Dalla lettura della prima parte di tale disposizione, la Cassazione rileva, dunque, che l’ente può accedere al “patteggiamento” in tre ipotesi: se anche il processo nei confronti della persona fisica che ha agito per suo conto si concluda in tal modo; se tale processo sia normativamente suscettibile di essere definito secondo quel rito, ma non vi sia accordo tra le parti o, per qualsiasi altra ragione, tale definizione non si realizzi; se, indipendentemente dalle scelte di rito dell’imputato persona fisica e dall’esito del giudizio nei suoi confronti, anche per quel che concerne la misura della pena da lui concordata, l’illecito amministrativo da reato ascritto all’ente medesimo sia punibile con la sola sanzione pecuniaria e non anche, cioè, con una delle sanzioni interdittive di cui all’art. 9 del DLgs. 231/2001.

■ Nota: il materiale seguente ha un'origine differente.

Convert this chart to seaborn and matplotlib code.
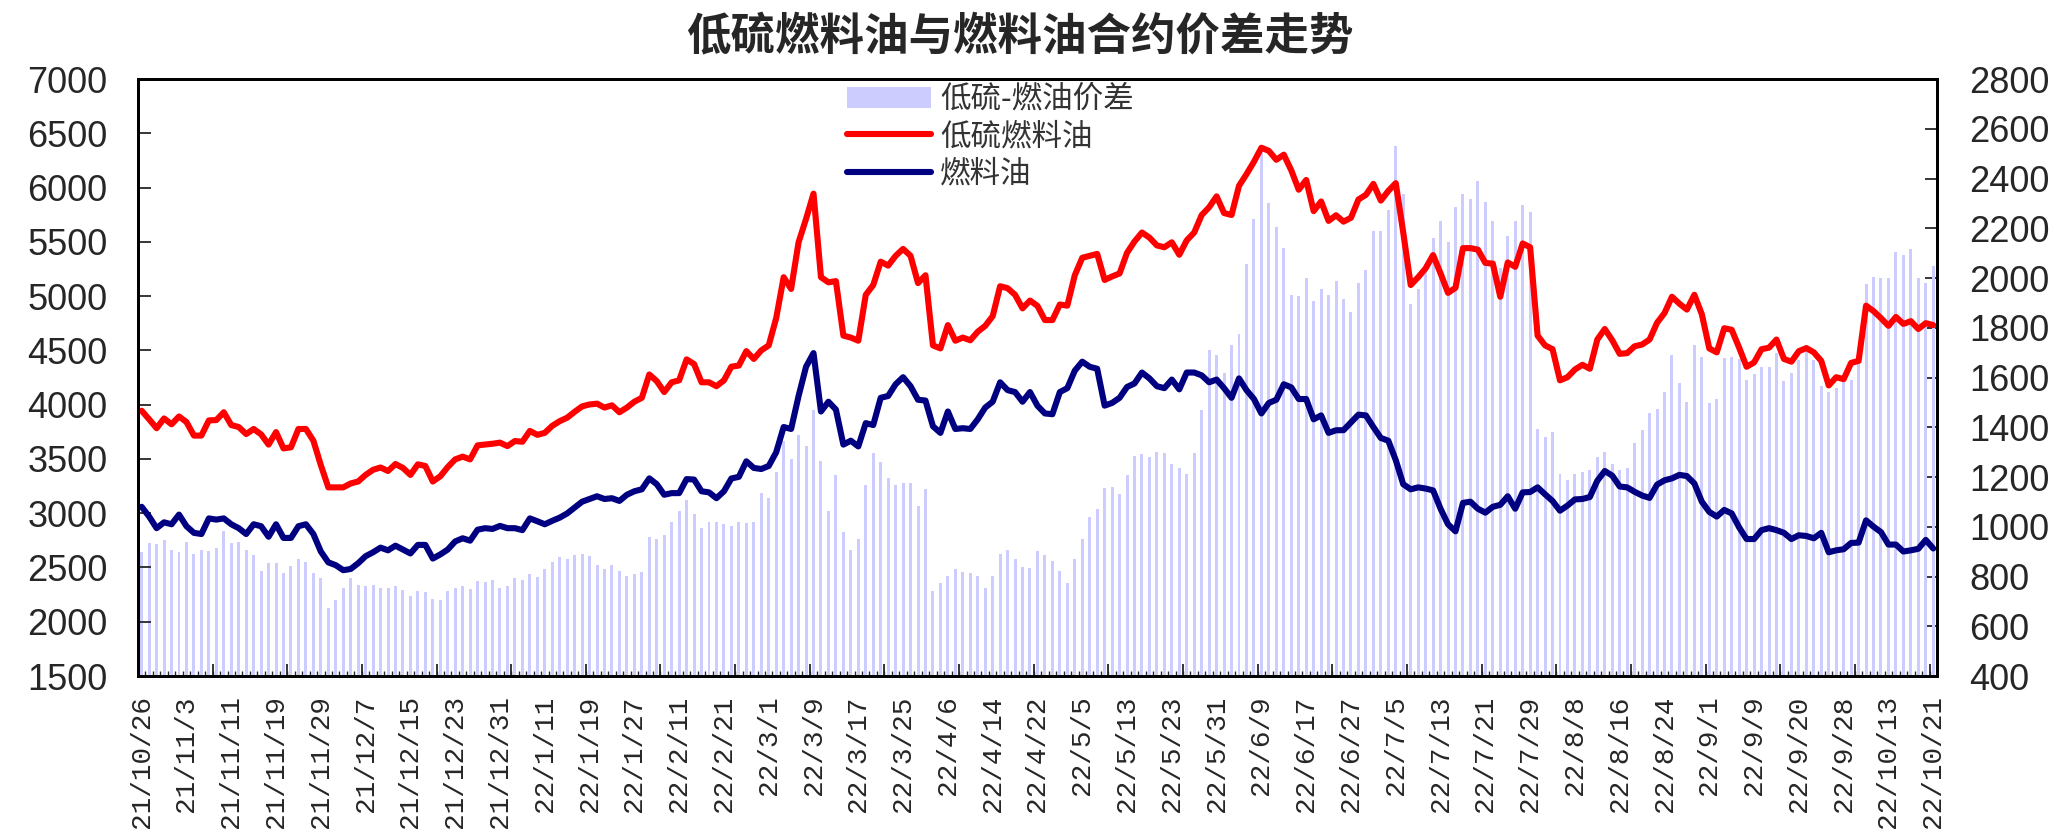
import numpy as np
import pandas as pd
import matplotlib.pyplot as plt
import seaborn as sns
from matplotlib.patches import Patch
from matplotlib.lines import Line2D

# tick labels (every 6th trading day)
dates = ['21/10/26', '21/11/3', '21/11/11', '21/11/19', '21/11/29', '21/12/7',
         '21/12/15', '21/12/23', '21/12/31', '22/1/11', '22/1/19', '22/1/27',
         '22/2/11', '22/2/21', '22/3/1', '22/3/9', '22/3/17', '22/3/25',
         '22/4/6', '22/4/14', '22/4/22', '22/5/5', '22/5/13', '22/5/23',
         '22/5/31', '22/6/9', '22/6/17', '22/6/27', '22/7/5', '22/7/13',
         '22/7/21', '22/7/29', '22/8/8', '22/8/16', '22/8/24', '22/9/1',
         '22/9/9', '22/9/20', '22/9/28', '22/10/13', '22/10/21']

# 低硫燃料油 (left axis)
lu = [3944, 3865, 3783, 3873, 3819, 3891, 3840, 3715, 3715, 3855,
      3858, 3930, 3812, 3794, 3729, 3776, 3726, 3632, 3747, 3597,
      3607, 3776, 3776, 3668, 3443, 3238, 3238, 3238, 3274, 3292,
      3353, 3400, 3421, 3389, 3453, 3417, 3353, 3450, 3435, 3292,
      3340, 3425, 3496, 3521, 3496, 3625, 3632, 3640, 3650, 3618,
      3665, 3658, 3758, 3722, 3740, 3805, 3848, 3880, 3934, 3984,
      4002, 4009, 3973, 3994, 3930, 3973, 4027, 4063, 4278, 4217,
      4116, 4206, 4224, 4417, 4374, 4206, 4206, 4170, 4224, 4350,
      4360, 4493, 4421, 4500, 4546, 4797, 5174, 5066, 5496, 5711,
      5944, 5174, 5127, 5138, 4636, 4618, 4589, 5012, 5102, 5317,
      5281, 5371, 5435, 5371, 5120, 5192, 4546, 4518, 4733, 4589,
      4618, 4593, 4672, 4726, 4815, 5091, 5073, 5012, 4887, 4959,
      4910, 4779, 4779, 4923, 4912, 5192, 5353, 5371, 5389, 5149,
      5181, 5209, 5399, 5503, 5586, 5539, 5467, 5450, 5496, 5381,
      5514, 5586, 5747, 5819, 5919, 5765, 5747, 6016, 6123, 6238,
      6367, 6338, 6256, 6303, 6159, 5980, 6070, 5783, 5872, 5693,
      5745, 5686, 5722, 5890, 5933, 6034, 5880, 5969, 6041, 5586,
      5102, 5174, 5256, 5378, 5209, 5030, 5077, 5442, 5442, 5428,
      5306, 5299, 4994, 5310, 5270, 5485, 5450, 4636, 4546, 4511,
      4224, 4253, 4324, 4367, 4331, 4600, 4697, 4593, 4468, 4475,
      4538, 4554, 4600, 4754, 4844, 4994, 4930, 4876, 5012, 4833,
      4518, 4482, 4704, 4690, 4525, 4349, 4389, 4511, 4525, 4600,
      4421, 4396, 4493, 4521, 4482, 4403, 4177, 4253, 4235, 4385,
      4403, 4912, 4862, 4797, 4726, 4808, 4744, 4769, 4697, 4751,
      4733]

# 燃料油 (left axis)
fu = [3059, 2969, 2862, 2916, 2898, 2987, 2880, 2819, 2808, 2952,
      2941, 2952, 2898, 2862, 2808, 2898, 2880, 2783, 2898, 2772,
      2772, 2880, 2898, 2808, 2647, 2547, 2521, 2475, 2486, 2539,
      2604, 2640, 2683, 2658, 2701, 2665, 2629, 2708, 2708, 2582,
      2620, 2665, 2740, 2769, 2747, 2848, 2862, 2855, 2883, 2862,
      2862, 2844, 2952, 2926, 2898, 2930, 2959, 2998, 3052, 3106,
      3131, 3156, 3131, 3138, 3113, 3170, 3202, 3220, 3321, 3267,
      3170, 3185, 3185, 3314, 3310, 3202, 3192, 3138, 3202, 3320,
      3335, 3478, 3417, 3407, 3435, 3561, 3794, 3776, 4080, 4349,
      4475, 3937, 4027, 3955, 3632, 3668, 3615, 3830, 3812, 4063,
      4080, 4188, 4253, 4170, 4045, 4038, 3801, 3740, 3937, 3776,
      3783, 3776, 3865, 3973, 4027, 4206, 4134, 4116, 4027, 4116,
      3990, 3919, 3912, 4116, 4152, 4313, 4396, 4349, 4331, 3991,
      4016, 4063, 4163, 4195, 4296, 4242, 4170, 4152, 4231, 4141,
      4296, 4296, 4270, 4206, 4231, 4152, 4063, 4242, 4134, 4052,
      3919, 4016, 4045, 4188, 4159, 4052, 4052, 3865, 3901, 3740,
      3764, 3765, 3837, 3908, 3901, 3794, 3693, 3668, 3489, 3267,
      3220, 3238, 3227, 3210, 3041, 2898, 2833, 3095, 3106, 3041,
      3005, 3059, 3077, 3156, 3041, 3192, 3195, 3238, 3174, 3113,
      3023, 3070, 3127, 3131, 3149, 3299, 3389, 3346, 3246, 3238,
      3197, 3163, 3141, 3263, 3303, 3321, 3353, 3342, 3274, 3106,
      3012, 2969, 3030, 2998, 2869, 2762, 2762, 2844, 2862, 2844,
      2819, 2762, 2797, 2790, 2769, 2819, 2640, 2658, 2668, 2726,
      2729, 2934, 2876, 2826, 2711, 2711, 2647, 2658, 2672, 2754,
      2675]

# 低硫-燃油价差 (right axis)
spread = [897, 935, 929, 947, 908, 897, 940, 889, 908, 904,
          916, 982, 935, 940, 908, 885, 822, 854, 854, 814,
          841, 872, 858, 814, 796, 674, 705, 755, 796, 764,
          760, 764, 755, 755, 760, 747, 721, 741, 736, 710,
          705, 741, 752, 760, 749, 783, 778, 786, 755, 760,
          796, 786, 810, 799, 830, 858, 877, 872, 885, 889,
          882, 846, 830, 846, 822, 803, 810, 819, 960, 952,
          966, 1021, 1065, 1107, 1052, 994, 1021, 1021, 1010, 1002,
          1021, 1015, 1021, 1135, 1115, 1221, 1346, 1271, 1370, 1326,
          1471, 1263, 1065, 1209, 979, 908, 952, 1166, 1295, 1260,
          1198, 1166, 1177, 1177, 1085, 1151, 741, 772, 803, 830,
          819, 814, 803, 755, 803, 889, 908, 872, 838, 835,
          904, 885, 861, 822, 772, 872, 952, 1041, 1072, 1154,
          1158, 1132, 1209, 1284, 1291, 1279, 1299, 1296, 1252, 1237,
          1213, 1296, 1471, 1709, 1690, 1620, 1729, 1776, 2058, 2238,
          2519, 2300, 2206, 2120, 1933, 1928, 2000, 1906, 1956, 1933,
          1987, 1917, 1862, 1980, 2034, 2191, 2191, 2274, 2530, 2339,
          1894, 1956, 2058, 2159, 2230, 2144, 2284, 2339, 2316, 2389,
          2305, 2230, 2042, 2167, 2230, 2295, 2264, 1393, 1362, 1381,
          1213, 1190, 1213, 1221, 1229, 1279, 1299, 1252, 1229, 1237,
          1338, 1388, 1459, 1474, 1542, 1690, 1576, 1503, 1732, 1682,
          1498, 1513, 1677, 1682, 1675, 1589, 1615, 1643, 1643, 1698,
          1584, 1620, 1670, 1729, 1671, 1565, 1542, 1557, 1581, 1592,
          1659, 1976, 2006, 2000, 2000, 2105, 2094, 2117, 2000, 1980,
          2050]

sns.set_style('ticks')
plt.rcParams['font.family'] = ['Liberation Sans', 'Noto Sans CJK SC', 'DejaVu Sans']

df = pd.DataFrame({'i': np.arange(len(lu)), 'lu': lu, 'fu': fu, 'spread': spread})

fig = plt.figure(figsize=(20.65, 8.38), dpi=100)
ax = fig.add_axes([0.0668, 0.1933, 0.8712, 0.7124])
ax2 = ax.twinx()

# bars on the right axis, lines on the left axis drawn above
sns.barplot(data=df, x='i', y='spread', ax=ax2, color='#CCCCFF', saturation=1,
            width=0.4, errorbar=None, linewidth=0)
sns.lineplot(data=df, x='i', y='lu', ax=ax, color='#FF0000', lw=4.4)
sns.lineplot(data=df, x='i', y='fu', ax=ax, color='#000080', lw=4.4)
ax.set_zorder(ax2.get_zorder() + 1)
ax.patch.set_visible(False)

ax.set_xlim(-0.5, len(lu) - 0.5)
ax.set_ylim(1500, 7000)
ax2.set_ylim(400, 2800)
ax.set_yticks(range(1500, 7001, 500))
ax2.set_yticks(range(400, 2801, 200))
ax.set_xlabel('')
ax.set_ylabel('')
ax2.set_ylabel('')
ax2.set_xlabel('')

# labels every 6 points, small ticks every point, long ticks every 10
ax.set_xticks(range(0, len(lu), 6), dates, rotation=90,
              fontfamily='Liberation Mono', fontsize=20)
ax.set_xticks(np.arange(0.5, len(lu) - 1, 1), minor=True)
ax.tick_params(axis='x', which='major', length=0, pad=14)
ax.tick_params(axis='x', which='minor', direction='in', length=3.5, width=1)
sec = ax.secondary_xaxis('bottom')
sec.set_xticks(np.arange(9.5, len(lu), 10), [''] * 24)
sec.tick_params(direction='in', length=9, width=1.3)
sec.spines['bottom'].set_visible(False)

ax.tick_params(axis='y', direction='in', length=9, width=1.3, labelsize=26, pad=22)
ax2.tick_params(axis='y', direction='in', length=9, width=1.3, labelsize=26, pad=23)

for a in (ax, ax2):
    for s in a.spines.values():
        s.set_linewidth(2)
        s.set_color('black')

handles = [Patch(facecolor='#CCCCFF', edgecolor='none'),
           Line2D([], [], color='#FF0000', lw=4.4),
           Line2D([], [], color='#000080', lw=4.4)]
fig.legend(handles, ['低硫-燃油价差', '低硫燃料油', '燃料油'],
           loc='upper left', bbox_to_anchor=(847 / 2065, 1 - 84 / 838),
           frameon=False, prop={'family': ['Noto Sans CJK SC'], 'size': 22},
           labelcolor='#333333', handlelength=2.75, handletextpad=0.3,
           labelspacing=0.2, borderpad=0, borderaxespad=0)

fig.text(0.494, 0.955, '低硫燃料油与燃料油合约价差走势', ha='center', va='center',
         fontsize=32, fontweight='bold', family=['Noto Sans CJK SC'])

fig.savefig('out.png', dpi=100)
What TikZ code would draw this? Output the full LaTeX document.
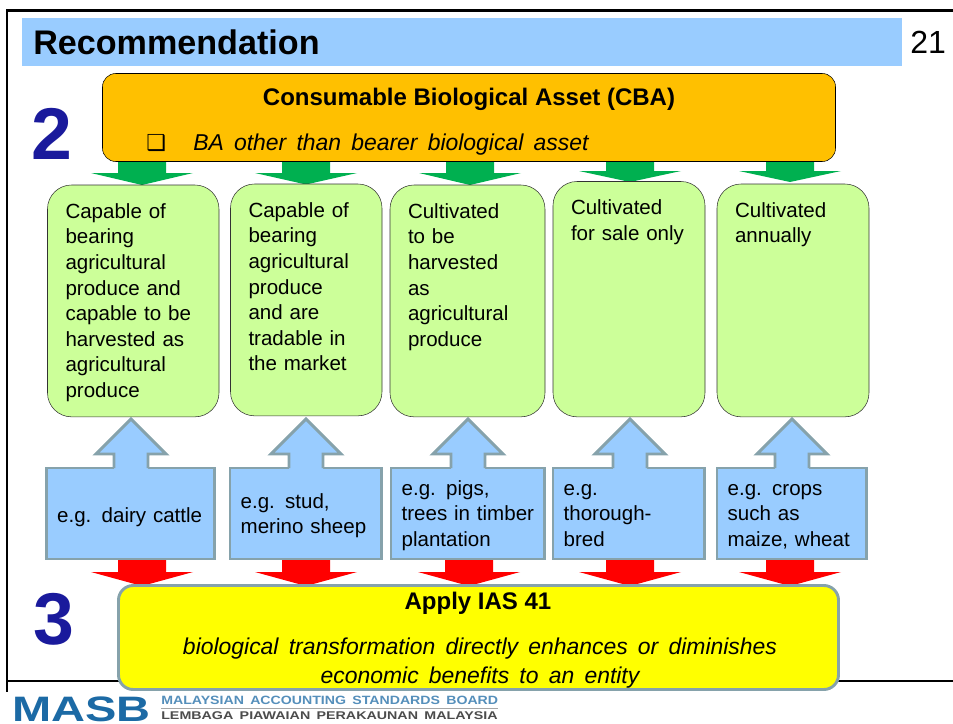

Se ne deve coerentemente dedurre – secondo i giudici di legittimità – che l’opzione dell’imputato persona fisica per il patteggiamento rappresenti uno dei presupposti per l’accesso dell’ente al medesimo rito alternativo, ma non anche una condizione indefettibile. Di conseguenza, “un pedissequo ripiegamento della disciplina di rito applicabile all’ente su quella prevista per la persona fisica non sarebbe logicamente coerente” (in questi termini si è espressa di recente anche Cass. n. 30610/2022, già commentata su Eutekne.info; si veda “Niente condanna alle spese per l’ente che «patteggia»” del 4 agosto 2022). Una diversa scelta interpretativa non può nemmeno considerarsi imposta dal generale rinvio al codice di rito, contenuto nella seconda parte della norma, che, in quanto delimitato dalla compatibilità delle relative disposizioni, impone di tener conto della ratio delle medesime nonché di evitare irragionevoli disparità di trattamento tra situazioni analoghe.

Invece, una siffatta disparità ingiustificata si verrebbe a creare proprio in caso di applicazione “patteggiata” di una sanzione pecuniaria, dal momento che la persona fisica andrebbe sempre esente dal pagamento delle spese (a norma dell’art. 445 comma 1 c.p.p.), mentre l’ente sarebbe tenuto al relativo pagamento, se non altro quando, a seguito di ragguaglio, tale sanzione superasse i due anni di pena detentiva.

Interessante è il rilievo della pronuncia in esame sulla equiparabilità tra la “pena” pecuniaria per le persone fisiche e la “sanzione” pecuniaria per le persone giuridiche. Si è in presenza, per la Cassazione, di strumenti sanzionatori del tutto simili tra loro, giacché la diversa denominazione è imposta non da differenze ontologiche tra gli stessi, bensì soltanto dalla natura della responsabilità da reato degli enti definita “amministrativa” nel nome ma, nella sostanza, in tutto assimilabile a quella penale.

Nel caso di specie, non può condurre ad un diverso esito la circostanza per cui il tribunale di merito abbia ravvisato i presupposti per l’applicazione nei confronti dell’ente – anche – di una sanzione interdittiva, tuttavia sostituendola con la nomina di un commissario giudiziale, a norma dell’art. 15 del DLgs. 231/2001. Come si evince dal testo della norma, infatti, la nomina di un commissario rappresenta lo strumento specificamente previsto dal legislatore per “la prosecuzione dell’attività dell’ente” e “in luogo dell’applicazione della sanzione” interdittiva, che impedirebbe tale prosecuzione e, comunque, ne limiterebbe significativamente l’àmbito operativo.

Si rileva agevolmente, dunque, come il commissariamento non possa essere annoverato tra le sanzioni amministrative applicabili all’ente (non a caso, infatti, esso non è compreso nel relativo catalogo di cui all’art. 9 del decreto medesimo), bensì rappresenti una misura del tutto diversa da quelle, per natura e funzioni, alternativa rispetto ad esse nonché precipuamente volta ad evitarne alcuni “effetti collaterali” (cfr. Cass. n. 43108/2011).